Just for fun, what if every current DMR ham actually had 10 radios?
|
|
The system is scaling up quite nicely. There are now 7,565 collisions out of 503,610 radios (1.50%). The number of radios has increased x5 but the collision rate has only increased x4.4 (1.5/0.34).
Tradeoffs
So now we have to decide if this programmatic way of generating callsigns is worth it.
Advantages
- You can determine a friend’s DMR radio ID by using his callsign + SSID, even if he doesn’t have a DMR radio yet.
- No central authority needed, no politics, no power struggles
- Faster to get online with DMR: no need to wait for someone else to assign an ID
- DMR radio ID generation software could easily be placed on a public website or on a computer with no network access; online or offline availability: you pick
- Does not rely on the dwindling availability of IDs in certain MCC ITU regions
Disadvantages
- Not absolutely guaranteed to have a globally unique ID, only a high probability. Individuals would have to coordinate if collisions occur.
- May result in collisions in the event that both users are online and on the same network at the same time
- Unable to mentally localize received radio IDs based only on the number
- Requires access to a website or software program to generate your radio ID
- User database generation is more difficult (but not impossible)
- Current software systems may be predicated around having a globally unique radio ID
Another Potential Solution
Use a centralized number registry, but rethink it to be centered around how DMR numbering actually works and, therefore, be more flexible. Divide the world up into 3 octets worth of organizational units and sub-units. Each of these octets can contain 256 numbers (0–255).

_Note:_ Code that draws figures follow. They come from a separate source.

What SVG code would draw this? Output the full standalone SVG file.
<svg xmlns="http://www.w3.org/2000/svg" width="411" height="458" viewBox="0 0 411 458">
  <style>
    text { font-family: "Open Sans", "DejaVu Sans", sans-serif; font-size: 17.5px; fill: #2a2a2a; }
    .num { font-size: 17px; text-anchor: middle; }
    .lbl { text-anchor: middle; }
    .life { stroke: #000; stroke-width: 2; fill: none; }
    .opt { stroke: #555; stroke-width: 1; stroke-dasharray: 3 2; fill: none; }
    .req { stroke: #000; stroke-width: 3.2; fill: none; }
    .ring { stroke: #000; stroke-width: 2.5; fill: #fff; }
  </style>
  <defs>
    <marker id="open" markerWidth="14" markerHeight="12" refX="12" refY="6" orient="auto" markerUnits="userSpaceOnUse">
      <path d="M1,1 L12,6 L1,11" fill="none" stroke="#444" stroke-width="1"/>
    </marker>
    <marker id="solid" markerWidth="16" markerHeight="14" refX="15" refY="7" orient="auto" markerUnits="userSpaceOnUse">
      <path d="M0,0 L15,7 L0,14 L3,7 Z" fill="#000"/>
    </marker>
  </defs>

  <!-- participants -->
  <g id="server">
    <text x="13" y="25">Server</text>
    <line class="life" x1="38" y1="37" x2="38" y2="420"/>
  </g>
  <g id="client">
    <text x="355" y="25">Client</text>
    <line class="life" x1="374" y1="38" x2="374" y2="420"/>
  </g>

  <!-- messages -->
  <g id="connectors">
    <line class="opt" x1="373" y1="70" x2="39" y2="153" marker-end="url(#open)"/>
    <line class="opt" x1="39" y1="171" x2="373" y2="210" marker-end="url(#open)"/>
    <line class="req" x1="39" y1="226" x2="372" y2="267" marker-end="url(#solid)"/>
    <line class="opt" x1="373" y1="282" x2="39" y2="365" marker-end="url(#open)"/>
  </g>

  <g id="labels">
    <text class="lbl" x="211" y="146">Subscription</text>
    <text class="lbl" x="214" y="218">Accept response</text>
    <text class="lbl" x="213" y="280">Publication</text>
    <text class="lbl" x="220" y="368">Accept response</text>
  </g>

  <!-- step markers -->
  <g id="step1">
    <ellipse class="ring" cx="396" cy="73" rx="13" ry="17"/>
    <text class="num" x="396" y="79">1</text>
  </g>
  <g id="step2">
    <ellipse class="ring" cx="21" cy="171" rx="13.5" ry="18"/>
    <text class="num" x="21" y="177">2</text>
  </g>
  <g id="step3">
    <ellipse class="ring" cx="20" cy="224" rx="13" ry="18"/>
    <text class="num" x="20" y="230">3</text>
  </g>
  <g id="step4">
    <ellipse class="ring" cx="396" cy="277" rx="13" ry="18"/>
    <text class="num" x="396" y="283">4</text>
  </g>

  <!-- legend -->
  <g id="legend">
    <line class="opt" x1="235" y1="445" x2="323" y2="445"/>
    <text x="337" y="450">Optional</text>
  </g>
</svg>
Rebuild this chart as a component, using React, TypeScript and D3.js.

For example, the country could be the 2nd octet, the region could be the 3rd octet, and the individual radio in that region could be the 4th octet. This method more logically routes traffic according to address, much how a network admin might set up subnets and routing in a large class-A (or /8) network, which is essentially what DMR is.
So if my radio IP is 12.31.81.128, that might mean that I’m in country 31 (USA), region 81 (Colorado region 1, whatever that is, probably divided geographically by population), radio unit #128. We’d figure out the DMR ID like so:
integer | hex |
---|---|
31 | 0x1f____ |
81 | 0x__51__ |
128 | 0x____80 |
2052480 (new-style DMR radio ID) | 0x1f5180 |
Another cool and logical solution. In this manner I could potentially use subnet masks and routing tables to do interesting things with DMR and a computer. It wouldn’t be completely intuitive at first, but nearby radios would still have substantially similar radio ID numbers when viewed in integer format.

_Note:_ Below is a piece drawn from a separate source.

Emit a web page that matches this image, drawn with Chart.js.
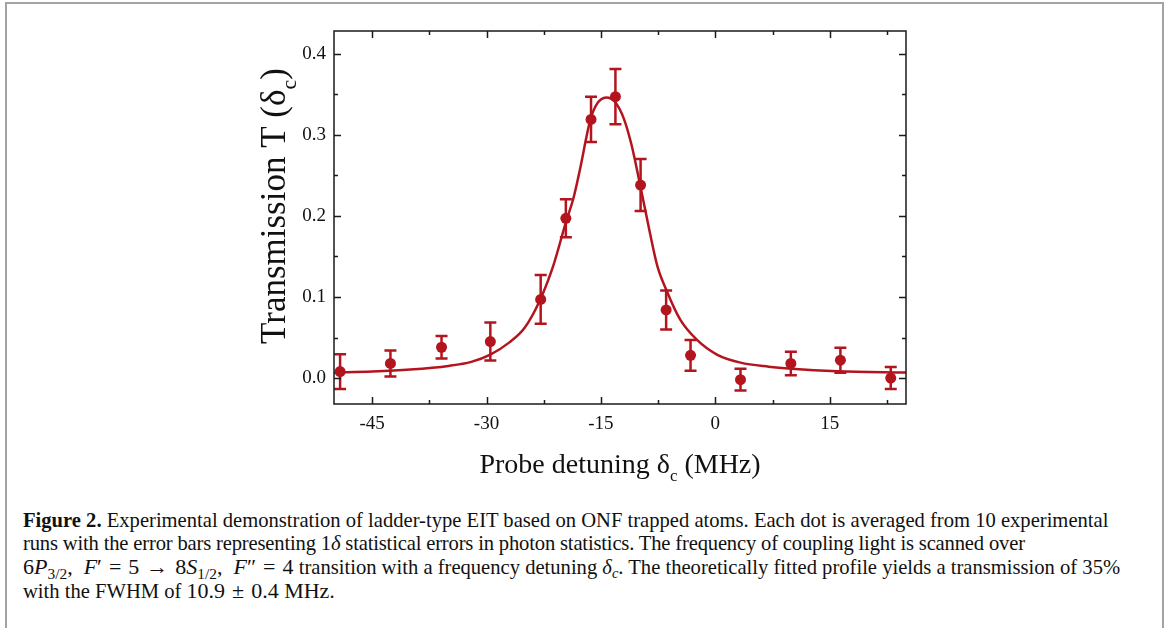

Or perhaps we could group radios not by geographic area, but by function. Or by registrar, group, or club (DMR-MARC, Brandmeister, etc.), giving certain organizations certain subnets.
This alternative has many of the same drawbacks as the current method, including the need for central coordination and assigning countries, states, provinces, areas, and what-have-you to numbers. But in the end it may be better to think of DMR radio IDs in IP networking terms, rather than the current space-constrained methodology.